→ Given information

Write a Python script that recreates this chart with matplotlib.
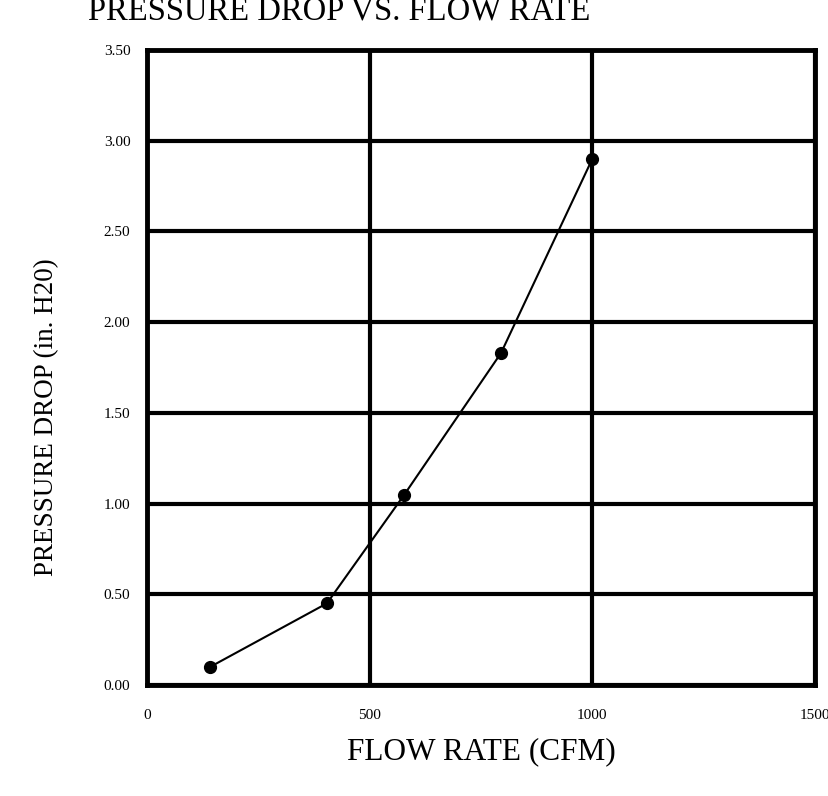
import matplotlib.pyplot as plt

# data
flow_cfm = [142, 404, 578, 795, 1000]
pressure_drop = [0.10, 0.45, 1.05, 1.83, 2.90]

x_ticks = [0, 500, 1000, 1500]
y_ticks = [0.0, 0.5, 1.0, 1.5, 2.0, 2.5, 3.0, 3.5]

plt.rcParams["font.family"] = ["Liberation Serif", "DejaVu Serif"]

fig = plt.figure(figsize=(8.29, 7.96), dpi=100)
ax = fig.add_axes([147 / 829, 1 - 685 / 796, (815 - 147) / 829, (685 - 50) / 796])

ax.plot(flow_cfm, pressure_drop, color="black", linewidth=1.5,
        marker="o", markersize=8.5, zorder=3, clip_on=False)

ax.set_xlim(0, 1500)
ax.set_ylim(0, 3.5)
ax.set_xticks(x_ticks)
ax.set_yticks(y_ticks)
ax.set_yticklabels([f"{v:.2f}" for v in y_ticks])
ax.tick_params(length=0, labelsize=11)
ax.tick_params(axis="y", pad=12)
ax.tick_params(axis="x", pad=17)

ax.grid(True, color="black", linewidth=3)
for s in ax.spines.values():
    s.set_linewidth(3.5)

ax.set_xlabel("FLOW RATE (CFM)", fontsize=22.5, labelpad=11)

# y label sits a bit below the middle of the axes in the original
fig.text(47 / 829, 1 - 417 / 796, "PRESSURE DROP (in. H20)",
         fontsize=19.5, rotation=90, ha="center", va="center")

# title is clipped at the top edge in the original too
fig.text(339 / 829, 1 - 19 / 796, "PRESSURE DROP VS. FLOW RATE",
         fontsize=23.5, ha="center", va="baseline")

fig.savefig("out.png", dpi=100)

→ Exercise prompt
Send back the data above word for word, with the pictures left out.

→ Solution to the exercise
Write a Python script that recreates this chart with matplotlib.
import matplotlib.pyplot as plt

# data
flow_cfm = [142, 404, 578, 795, 1000]
pressure_drop = [0.10, 0.45, 1.05, 1.83, 2.90]

x_ticks = [0, 500, 1000, 1500]
y_ticks = [0.0, 0.5, 1.0, 1.5, 2.0, 2.5, 3.0, 3.5]

plt.rcParams["font.family"] = ["Liberation Serif", "DejaVu Serif"]

fig = plt.figure(figsize=(8.29, 7.96), dpi=100)
ax = fig.add_axes([147 / 829, 1 - 685 / 796, (815 - 147) / 829, (685 - 50) / 796])

ax.plot(flow_cfm, pressure_drop, color="black", linewidth=1.5,
        marker="o", markersize=8.5, zorder=3, clip_on=False)

ax.set_xlim(0, 1500)
ax.set_ylim(0, 3.5)
ax.set_xticks(x_ticks)
ax.set_yticks(y_ticks)
ax.set_yticklabels([f"{v:.2f}" for v in y_ticks])
ax.tick_params(length=0, labelsize=11)
ax.tick_params(axis="y", pad=12)
ax.tick_params(axis="x", pad=17)

ax.grid(True, color="black", linewidth=3)
for s in ax.spines.values():
    s.set_linewidth(3.5)

ax.set_xlabel("FLOW RATE (CFM)", fontsize=22.5, labelpad=11)

# y label sits a bit below the middle of the axes in the original
fig.text(47 / 829, 1 - 417 / 796, "PRESSURE DROP (in. H20)",
         fontsize=19.5, rotation=90, ha="center", va="center")

# title is clipped at the top edge in the original too
fig.text(339 / 829, 1 - 19 / 796, "PRESSURE DROP VS. FLOW RATE",
         fontsize=23.5, ha="center", va="baseline")

fig.savefig("out.png", dpi=100)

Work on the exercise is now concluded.